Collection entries
════════
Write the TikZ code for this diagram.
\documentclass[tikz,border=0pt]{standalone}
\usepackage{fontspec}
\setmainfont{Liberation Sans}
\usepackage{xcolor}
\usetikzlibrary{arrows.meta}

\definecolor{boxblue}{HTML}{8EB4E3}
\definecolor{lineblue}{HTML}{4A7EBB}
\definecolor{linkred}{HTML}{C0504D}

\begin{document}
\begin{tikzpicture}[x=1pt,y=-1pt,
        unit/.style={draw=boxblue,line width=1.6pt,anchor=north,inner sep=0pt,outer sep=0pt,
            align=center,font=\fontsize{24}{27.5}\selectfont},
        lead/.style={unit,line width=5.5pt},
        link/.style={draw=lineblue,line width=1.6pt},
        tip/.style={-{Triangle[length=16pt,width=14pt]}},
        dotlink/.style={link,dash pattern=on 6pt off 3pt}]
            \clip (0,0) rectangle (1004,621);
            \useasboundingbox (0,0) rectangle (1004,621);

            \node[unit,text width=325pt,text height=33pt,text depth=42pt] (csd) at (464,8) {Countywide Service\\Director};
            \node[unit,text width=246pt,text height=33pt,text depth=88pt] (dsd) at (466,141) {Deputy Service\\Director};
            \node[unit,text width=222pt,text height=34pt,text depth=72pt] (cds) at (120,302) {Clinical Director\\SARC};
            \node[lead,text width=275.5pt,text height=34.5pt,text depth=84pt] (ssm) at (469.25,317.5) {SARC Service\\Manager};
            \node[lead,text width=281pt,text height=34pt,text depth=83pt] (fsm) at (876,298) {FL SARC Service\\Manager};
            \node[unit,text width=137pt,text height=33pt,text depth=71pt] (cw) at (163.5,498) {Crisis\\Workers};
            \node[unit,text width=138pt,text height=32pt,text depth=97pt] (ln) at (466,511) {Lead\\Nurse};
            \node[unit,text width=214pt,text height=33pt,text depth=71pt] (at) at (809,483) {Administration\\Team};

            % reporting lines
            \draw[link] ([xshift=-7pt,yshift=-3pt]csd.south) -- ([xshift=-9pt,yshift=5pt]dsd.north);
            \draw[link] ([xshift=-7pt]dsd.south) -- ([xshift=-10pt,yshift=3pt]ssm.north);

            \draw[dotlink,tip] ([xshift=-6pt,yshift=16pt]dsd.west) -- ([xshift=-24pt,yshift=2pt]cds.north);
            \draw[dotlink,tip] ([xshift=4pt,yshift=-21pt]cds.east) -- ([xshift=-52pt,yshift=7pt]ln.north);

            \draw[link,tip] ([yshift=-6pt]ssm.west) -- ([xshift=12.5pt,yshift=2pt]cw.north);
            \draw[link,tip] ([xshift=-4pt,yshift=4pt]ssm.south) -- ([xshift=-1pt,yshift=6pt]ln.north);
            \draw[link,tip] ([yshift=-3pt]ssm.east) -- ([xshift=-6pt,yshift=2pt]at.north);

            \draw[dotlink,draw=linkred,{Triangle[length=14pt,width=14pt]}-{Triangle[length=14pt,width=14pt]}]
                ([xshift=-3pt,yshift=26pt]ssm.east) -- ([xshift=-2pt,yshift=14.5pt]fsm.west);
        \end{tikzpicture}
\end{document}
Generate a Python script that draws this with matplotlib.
════════
- Exercise requirements: Copy each line containing the word "this" from the data.

- Task output:
Write the TikZ code for this diagram.
Generate a Python script that draws this with matplotlib.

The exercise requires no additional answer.